Do a sys.dm_db_index_phsyical_stats using the DETAILED option on the table and see what the percent of page used is for each of the indexes. That will give you some clue as to whether or not I'm correct about the page splits happening. It could also be an indication that they're not actually clearing the table before repopulating it.

As a bit of a sidebar, 1.9GB is a relatively trivial table size nowadays. My recommendation would be that you have two tables on Server B (the destination server) named differently than your current destination table. You would also have a synonym named as what your current named table is (and should go away). Then, you'll be able to keep the current (say, TableA_1) up until the other of the two tables (say, TableA2) is fully rebuilt. If the rebuild of TableA2 is successful, then simply repoint the synonym from TableA1 to TableA2. If the rebuild is not successful, don't repoint the synonym... at least you'll have yesterday's data to work with until you can make a fix. The next day, you'd swap everything. Rebuild TableA1 while the synonym is pointing to TableA2 and, when successfully rebuilt, repoint the synonym to TableA1.

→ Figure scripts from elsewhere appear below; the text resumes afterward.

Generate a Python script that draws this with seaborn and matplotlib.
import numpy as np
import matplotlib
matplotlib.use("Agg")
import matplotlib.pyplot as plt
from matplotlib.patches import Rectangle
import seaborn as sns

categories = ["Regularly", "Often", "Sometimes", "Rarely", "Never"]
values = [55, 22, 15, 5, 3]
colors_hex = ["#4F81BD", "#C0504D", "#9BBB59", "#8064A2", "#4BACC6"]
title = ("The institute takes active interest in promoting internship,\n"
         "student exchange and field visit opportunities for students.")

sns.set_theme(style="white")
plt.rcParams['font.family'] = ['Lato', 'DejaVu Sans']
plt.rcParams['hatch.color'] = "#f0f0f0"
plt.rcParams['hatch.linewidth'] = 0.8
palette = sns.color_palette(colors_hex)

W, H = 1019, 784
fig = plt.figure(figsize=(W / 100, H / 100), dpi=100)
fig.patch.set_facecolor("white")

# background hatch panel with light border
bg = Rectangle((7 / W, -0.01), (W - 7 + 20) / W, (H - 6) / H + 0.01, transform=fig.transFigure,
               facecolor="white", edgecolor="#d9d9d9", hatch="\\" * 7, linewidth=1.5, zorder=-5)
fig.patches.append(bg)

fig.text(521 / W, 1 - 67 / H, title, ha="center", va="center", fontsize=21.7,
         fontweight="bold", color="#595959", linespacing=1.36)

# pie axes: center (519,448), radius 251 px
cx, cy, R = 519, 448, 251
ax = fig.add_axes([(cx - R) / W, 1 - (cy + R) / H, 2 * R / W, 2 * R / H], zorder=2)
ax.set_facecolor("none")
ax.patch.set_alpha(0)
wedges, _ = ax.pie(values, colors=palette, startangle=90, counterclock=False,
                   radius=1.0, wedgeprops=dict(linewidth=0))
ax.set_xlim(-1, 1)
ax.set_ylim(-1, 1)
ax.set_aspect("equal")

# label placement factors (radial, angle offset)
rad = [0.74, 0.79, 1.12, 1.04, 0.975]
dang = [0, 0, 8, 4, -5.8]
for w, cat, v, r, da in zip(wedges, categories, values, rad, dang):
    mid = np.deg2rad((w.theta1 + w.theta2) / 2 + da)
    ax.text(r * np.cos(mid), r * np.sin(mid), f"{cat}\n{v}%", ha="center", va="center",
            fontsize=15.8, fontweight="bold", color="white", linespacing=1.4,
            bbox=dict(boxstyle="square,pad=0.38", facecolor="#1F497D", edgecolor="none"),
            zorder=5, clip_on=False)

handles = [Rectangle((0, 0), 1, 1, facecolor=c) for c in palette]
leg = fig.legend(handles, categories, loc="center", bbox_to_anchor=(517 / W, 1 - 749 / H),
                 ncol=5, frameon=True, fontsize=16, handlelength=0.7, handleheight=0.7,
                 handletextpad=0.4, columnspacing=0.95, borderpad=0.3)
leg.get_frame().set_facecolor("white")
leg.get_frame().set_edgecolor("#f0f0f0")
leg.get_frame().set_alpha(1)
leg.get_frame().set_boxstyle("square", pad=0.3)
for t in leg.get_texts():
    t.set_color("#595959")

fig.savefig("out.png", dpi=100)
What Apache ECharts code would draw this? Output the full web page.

Last but not least, consider the power, performance, and low resource usage of "Minimal Logging" during the transfer. Leave the clustered index on the target table and disable or drop all the non-clustered indexes. Since the clustered index of the source and destination tables are identical, adding an ORDER BY in the same order as the clustered index will easily allow minimal logging with the clustered index in place in the destination saving on considerable MDF and LDF bloat. The reenable or rebuild the NCIs. All of these actions will inherently rebuild the stats at the destination as they occur.

Of course, you will need to be in some other RECOVERY MODEL other than FULL for Minimal Logging to take effect and you will need to follow some additional rules like using the WITH (TABLOCK) hint on the table being inserted into.

Just a personal opinion... there's no way in hell I'd be using SSIS to do any of this. It's an unnecessary complication for something so simple.

Last but not least, check with your SAN Admin. They may be able to solve all of your problems in this area with a simple, nearly instantaneous "SAN Snapshot".

Kristen · June 17, 2017, 7:24pm

Not sure that is relevant ... but it might suggest that the Garbage Collection is not happening, perhaps because there is no Clustered Index. Presumably the RowCount on both tables is identical? If not that suggests that the Copy is not "like-for-like".

I would rebuild all indexes after the "copy".

make sure you have a clustered index on the table on Server-B - otherwise the table on Server-B will be a HEAP and that can lead to problems with garbage collection (i.e. reusing space released from a deleted row)

jeffw8713 · June 19, 2017, 6:21pm

I just ran into this on one of my systems - the table was a HEAP and they were deleting the data and repopulating the table every day. Over time - the HEAP pages are still allocated but cannot be reused unless you are using TABLOCK hint (note: this can be defined on the OLEDB destination - as well as setting appropriate batch and commit sizes).

Issue an ALTER TABLE {table} WITH REBUILD and see if that recovers the space.